I've noticed my blog posts tend to be very "doing" focused. I tell you about the places I go, the things I see, what's happening on the ship...
But there's so much more that's going on inside of me this year. What I'm thinking about, how I'm growing, what God is teaching me; sometimes I feel like I could burst. So, this blog is my attempt to start to sharing some of the deeper aspects of my life.
This story starts at the very beginning of my time on ship. Even though I tried not to be, I was so upset and jealous about the vast disparity in quality between cabins for singles and cabins for couples. It wasn't even that I was unhappy with my own cabin; I had great cabinmates and my cabin, though small, felt very cozy. The real issue was that I felt "less." It seemed clear that the designers of the ship were sending a message: "Married people deserve a nicer living space than single people." I had already been struggling with being single for the last decade or more, so I'll admit, this was a sensitive area for me.
And here is what God said to me when I told him how angry I was.
"You are worthy of love."
"I am pursuing you."
"If you knew all the good things I have in store for you, you wouldn't spend one second being upset about the size of your cabin."

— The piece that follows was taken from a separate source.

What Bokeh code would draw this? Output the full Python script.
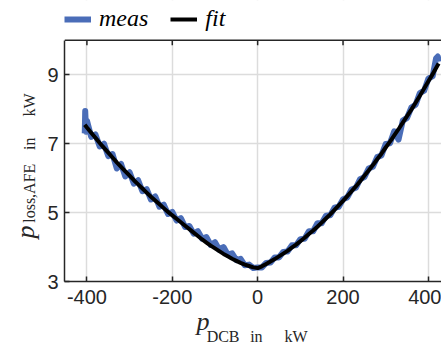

After that, I felt a little bit better. But sometimes when God speaks to me, I doubt if it's really Him, or if I'm just making it up. Fast forward several days later, my small group was taking turns praying for each other. The kind of listening prayer where everyone has paper and you write things down you think God might be saying for a specific person. Maybe you can see where this is going...here's one of the papers I received that night:
This note was written by someone I had never met before that evening. She didn't know anything about me, let alone what kinds of issues I was struggling with. But God used her to let me know I really did hear Him correctly.
And so those words have become one of my themes this year. I am worthy of love, even if I am single every day of my life. The God of the universe is pursuing me. And I can trust Him...actually I'm still working on the trust thing, but that is a story for another blog post.